## START DATASET RECORDS

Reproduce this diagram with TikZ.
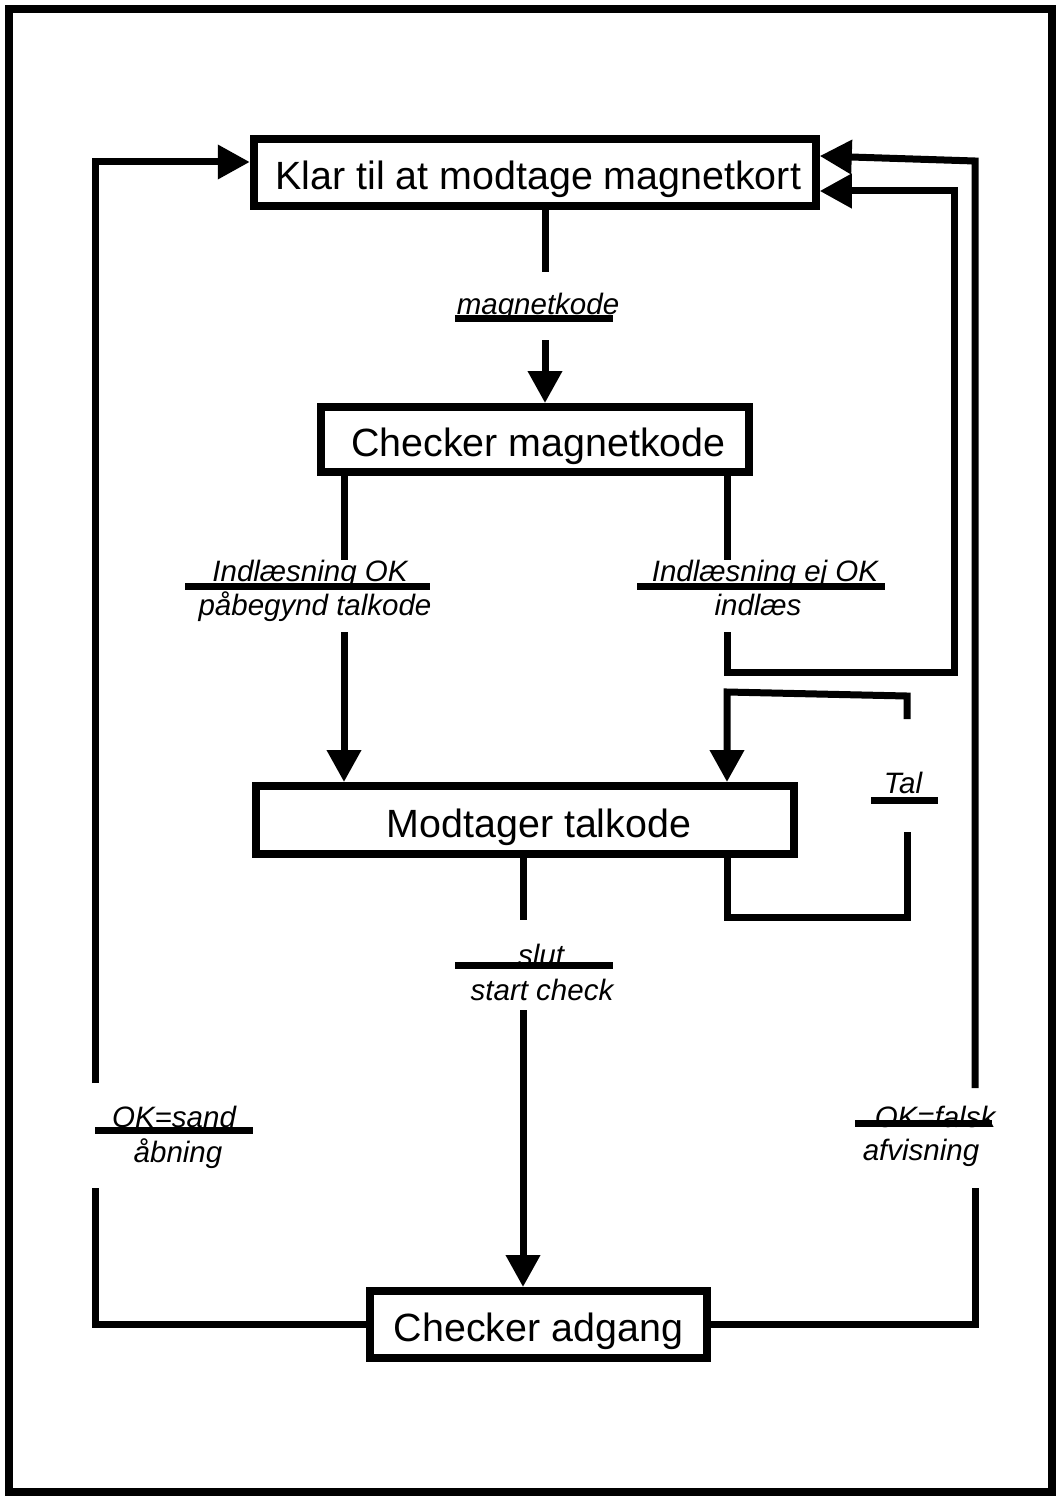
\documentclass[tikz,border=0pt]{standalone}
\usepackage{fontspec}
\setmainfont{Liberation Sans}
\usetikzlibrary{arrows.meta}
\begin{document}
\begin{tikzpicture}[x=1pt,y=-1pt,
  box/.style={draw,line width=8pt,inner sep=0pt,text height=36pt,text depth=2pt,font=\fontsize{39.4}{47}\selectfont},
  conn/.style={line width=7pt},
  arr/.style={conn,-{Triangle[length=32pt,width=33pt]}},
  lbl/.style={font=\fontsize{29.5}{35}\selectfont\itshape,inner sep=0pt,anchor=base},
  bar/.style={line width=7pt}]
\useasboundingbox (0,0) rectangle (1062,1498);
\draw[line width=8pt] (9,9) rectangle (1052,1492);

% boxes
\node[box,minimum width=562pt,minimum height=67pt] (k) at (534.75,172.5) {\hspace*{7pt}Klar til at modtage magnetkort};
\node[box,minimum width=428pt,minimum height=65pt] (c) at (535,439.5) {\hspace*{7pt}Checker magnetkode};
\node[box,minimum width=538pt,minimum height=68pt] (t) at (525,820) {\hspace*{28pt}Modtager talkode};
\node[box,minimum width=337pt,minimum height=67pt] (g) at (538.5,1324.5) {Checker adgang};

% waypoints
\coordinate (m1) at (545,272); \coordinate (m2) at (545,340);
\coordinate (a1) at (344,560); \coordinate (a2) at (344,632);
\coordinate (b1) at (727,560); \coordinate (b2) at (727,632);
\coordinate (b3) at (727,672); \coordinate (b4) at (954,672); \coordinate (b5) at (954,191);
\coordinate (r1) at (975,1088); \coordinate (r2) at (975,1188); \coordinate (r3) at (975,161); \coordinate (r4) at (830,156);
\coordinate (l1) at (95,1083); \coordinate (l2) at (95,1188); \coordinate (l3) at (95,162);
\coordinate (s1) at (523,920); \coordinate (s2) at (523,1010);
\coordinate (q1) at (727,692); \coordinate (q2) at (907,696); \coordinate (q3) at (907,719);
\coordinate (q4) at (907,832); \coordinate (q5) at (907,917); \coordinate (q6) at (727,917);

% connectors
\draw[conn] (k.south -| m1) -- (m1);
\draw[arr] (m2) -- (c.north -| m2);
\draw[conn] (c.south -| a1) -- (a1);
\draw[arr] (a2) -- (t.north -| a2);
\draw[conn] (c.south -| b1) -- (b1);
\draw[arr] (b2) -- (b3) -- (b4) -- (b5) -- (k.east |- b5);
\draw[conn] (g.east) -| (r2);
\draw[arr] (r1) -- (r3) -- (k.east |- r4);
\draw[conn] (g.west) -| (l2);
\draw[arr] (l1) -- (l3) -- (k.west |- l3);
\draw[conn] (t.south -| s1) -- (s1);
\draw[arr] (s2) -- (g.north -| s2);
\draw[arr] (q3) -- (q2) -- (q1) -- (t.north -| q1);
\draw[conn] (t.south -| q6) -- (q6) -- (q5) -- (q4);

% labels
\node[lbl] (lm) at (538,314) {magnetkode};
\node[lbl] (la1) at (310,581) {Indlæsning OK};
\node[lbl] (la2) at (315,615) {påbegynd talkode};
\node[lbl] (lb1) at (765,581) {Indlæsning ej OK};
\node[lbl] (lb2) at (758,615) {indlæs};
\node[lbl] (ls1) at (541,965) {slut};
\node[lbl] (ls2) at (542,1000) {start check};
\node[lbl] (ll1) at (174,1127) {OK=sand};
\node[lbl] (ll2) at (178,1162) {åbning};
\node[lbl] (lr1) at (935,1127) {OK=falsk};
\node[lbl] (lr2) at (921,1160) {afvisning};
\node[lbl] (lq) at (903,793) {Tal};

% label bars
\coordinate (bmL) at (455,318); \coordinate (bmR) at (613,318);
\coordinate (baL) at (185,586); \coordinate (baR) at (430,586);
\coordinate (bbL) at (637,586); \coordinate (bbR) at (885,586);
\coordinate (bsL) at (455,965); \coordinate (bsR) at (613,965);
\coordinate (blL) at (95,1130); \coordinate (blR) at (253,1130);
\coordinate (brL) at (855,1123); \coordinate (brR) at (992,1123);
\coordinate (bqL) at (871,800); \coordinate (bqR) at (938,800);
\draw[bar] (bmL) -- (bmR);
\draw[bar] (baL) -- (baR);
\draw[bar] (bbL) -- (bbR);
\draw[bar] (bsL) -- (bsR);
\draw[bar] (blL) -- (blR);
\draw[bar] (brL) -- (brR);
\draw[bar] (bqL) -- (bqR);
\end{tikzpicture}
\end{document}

## END DATASET RECORDS
## START DATASET RECORDS

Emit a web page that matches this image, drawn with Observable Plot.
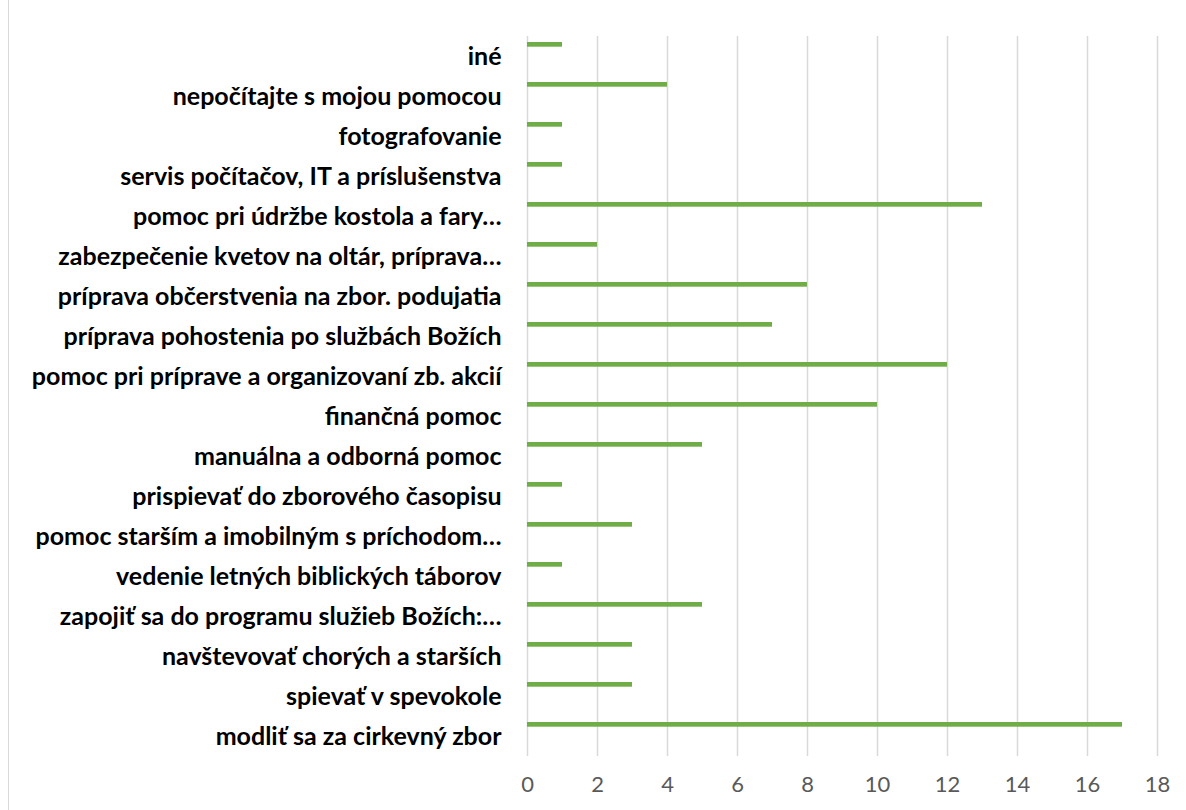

## END DATASET RECORDS
## START DATASET RECORDS

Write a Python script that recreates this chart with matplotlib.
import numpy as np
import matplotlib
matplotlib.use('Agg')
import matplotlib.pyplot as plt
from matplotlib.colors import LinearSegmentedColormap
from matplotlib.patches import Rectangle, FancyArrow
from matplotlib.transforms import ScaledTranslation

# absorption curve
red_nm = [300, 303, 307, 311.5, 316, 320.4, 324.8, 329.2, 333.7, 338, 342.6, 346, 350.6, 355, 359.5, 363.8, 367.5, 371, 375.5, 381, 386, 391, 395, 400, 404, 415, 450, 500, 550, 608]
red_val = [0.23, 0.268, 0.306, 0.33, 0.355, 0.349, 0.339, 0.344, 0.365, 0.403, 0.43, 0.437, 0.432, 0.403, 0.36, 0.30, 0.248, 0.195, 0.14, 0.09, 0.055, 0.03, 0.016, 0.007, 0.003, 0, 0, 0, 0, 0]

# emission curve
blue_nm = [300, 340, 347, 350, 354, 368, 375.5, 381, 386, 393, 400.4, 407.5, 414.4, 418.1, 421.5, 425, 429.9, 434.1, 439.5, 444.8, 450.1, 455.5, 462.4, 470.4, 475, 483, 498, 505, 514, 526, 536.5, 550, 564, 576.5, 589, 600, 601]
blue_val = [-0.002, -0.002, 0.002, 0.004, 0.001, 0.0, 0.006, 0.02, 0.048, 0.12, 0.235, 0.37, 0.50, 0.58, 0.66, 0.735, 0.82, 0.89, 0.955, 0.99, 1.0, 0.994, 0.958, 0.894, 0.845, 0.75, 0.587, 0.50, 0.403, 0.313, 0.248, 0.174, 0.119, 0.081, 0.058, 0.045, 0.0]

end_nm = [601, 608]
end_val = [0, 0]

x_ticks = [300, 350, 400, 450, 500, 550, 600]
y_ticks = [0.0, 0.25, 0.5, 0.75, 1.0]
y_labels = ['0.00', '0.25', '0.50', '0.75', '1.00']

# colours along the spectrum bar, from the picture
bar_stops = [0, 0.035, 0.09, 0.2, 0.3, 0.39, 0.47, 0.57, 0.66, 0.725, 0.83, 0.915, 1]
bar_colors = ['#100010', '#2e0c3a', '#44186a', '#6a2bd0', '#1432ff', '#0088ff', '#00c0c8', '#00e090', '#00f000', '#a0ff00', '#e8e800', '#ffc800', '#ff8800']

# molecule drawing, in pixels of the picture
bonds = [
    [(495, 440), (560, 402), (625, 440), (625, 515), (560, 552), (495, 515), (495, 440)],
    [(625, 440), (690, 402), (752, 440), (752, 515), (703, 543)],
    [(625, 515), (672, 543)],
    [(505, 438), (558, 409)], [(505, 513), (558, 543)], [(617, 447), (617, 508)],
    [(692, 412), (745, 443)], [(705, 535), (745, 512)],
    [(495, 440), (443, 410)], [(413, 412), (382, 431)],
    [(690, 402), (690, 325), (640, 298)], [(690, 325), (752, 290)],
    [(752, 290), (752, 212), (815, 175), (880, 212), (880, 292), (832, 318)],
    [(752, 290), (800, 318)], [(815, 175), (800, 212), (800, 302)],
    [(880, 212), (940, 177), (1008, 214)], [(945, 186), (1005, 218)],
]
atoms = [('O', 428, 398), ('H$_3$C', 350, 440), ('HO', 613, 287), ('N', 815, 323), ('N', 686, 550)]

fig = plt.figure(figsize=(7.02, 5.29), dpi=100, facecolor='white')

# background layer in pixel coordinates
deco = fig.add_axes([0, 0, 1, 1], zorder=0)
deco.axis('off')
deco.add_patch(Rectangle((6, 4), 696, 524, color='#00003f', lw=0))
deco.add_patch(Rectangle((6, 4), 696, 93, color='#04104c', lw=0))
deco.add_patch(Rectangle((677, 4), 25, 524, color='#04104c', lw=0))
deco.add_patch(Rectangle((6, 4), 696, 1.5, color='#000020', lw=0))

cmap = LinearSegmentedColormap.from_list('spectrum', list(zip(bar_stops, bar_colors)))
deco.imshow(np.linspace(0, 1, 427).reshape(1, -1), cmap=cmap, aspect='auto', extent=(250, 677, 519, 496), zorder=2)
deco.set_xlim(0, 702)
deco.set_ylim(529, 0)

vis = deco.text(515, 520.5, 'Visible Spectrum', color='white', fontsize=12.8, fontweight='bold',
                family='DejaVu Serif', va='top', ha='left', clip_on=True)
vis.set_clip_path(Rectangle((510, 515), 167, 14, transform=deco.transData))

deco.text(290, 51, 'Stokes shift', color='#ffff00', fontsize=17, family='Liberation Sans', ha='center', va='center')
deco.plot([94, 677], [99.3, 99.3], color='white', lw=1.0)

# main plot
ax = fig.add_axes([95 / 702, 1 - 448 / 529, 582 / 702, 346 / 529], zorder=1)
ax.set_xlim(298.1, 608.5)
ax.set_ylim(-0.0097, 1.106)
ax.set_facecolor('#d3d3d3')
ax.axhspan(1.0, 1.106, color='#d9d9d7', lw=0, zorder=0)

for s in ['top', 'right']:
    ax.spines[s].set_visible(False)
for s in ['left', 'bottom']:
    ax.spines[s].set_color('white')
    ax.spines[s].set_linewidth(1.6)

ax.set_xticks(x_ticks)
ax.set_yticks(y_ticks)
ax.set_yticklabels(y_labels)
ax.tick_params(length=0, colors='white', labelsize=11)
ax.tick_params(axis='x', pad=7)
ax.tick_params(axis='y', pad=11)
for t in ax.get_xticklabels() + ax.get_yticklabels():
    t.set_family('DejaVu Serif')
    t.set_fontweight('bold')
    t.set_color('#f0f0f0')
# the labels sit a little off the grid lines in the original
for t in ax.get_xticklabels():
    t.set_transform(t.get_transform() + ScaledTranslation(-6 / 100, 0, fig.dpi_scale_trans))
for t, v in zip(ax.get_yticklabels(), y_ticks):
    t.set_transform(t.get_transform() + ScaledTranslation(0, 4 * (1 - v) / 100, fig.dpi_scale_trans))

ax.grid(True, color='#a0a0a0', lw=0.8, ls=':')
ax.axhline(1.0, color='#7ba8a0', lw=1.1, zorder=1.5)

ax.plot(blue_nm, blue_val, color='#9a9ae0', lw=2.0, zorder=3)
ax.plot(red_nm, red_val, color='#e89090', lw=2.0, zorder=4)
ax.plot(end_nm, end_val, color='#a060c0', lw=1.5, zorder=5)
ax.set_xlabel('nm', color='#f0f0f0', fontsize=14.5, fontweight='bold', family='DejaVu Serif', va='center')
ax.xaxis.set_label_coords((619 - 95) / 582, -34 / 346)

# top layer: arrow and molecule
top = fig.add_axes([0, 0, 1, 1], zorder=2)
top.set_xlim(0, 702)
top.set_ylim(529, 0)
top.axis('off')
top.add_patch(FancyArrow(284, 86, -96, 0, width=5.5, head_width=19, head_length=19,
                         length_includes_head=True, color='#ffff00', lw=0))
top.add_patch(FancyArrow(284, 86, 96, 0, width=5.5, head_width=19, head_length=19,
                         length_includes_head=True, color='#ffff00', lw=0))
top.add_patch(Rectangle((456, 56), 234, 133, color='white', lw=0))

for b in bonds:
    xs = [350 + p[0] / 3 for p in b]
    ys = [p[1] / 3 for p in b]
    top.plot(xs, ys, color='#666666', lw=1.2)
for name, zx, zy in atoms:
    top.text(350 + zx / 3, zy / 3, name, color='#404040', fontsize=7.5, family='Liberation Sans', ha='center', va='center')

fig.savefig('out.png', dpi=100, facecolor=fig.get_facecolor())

## END DATASET RECORDS

Reproduce the lines exactly, from the line that contains "Write a Python" through the line that contains "from matplotlib.transforms import", and nothing more.

Write a Python script that recreates this chart with matplotlib.
import numpy as np
import matplotlib
matplotlib.use('Agg')
import matplotlib.pyplot as plt
from matplotlib.colors import LinearSegmentedColormap
from matplotlib.patches import Rectangle, FancyArrow
from matplotlib.transforms import ScaledTranslation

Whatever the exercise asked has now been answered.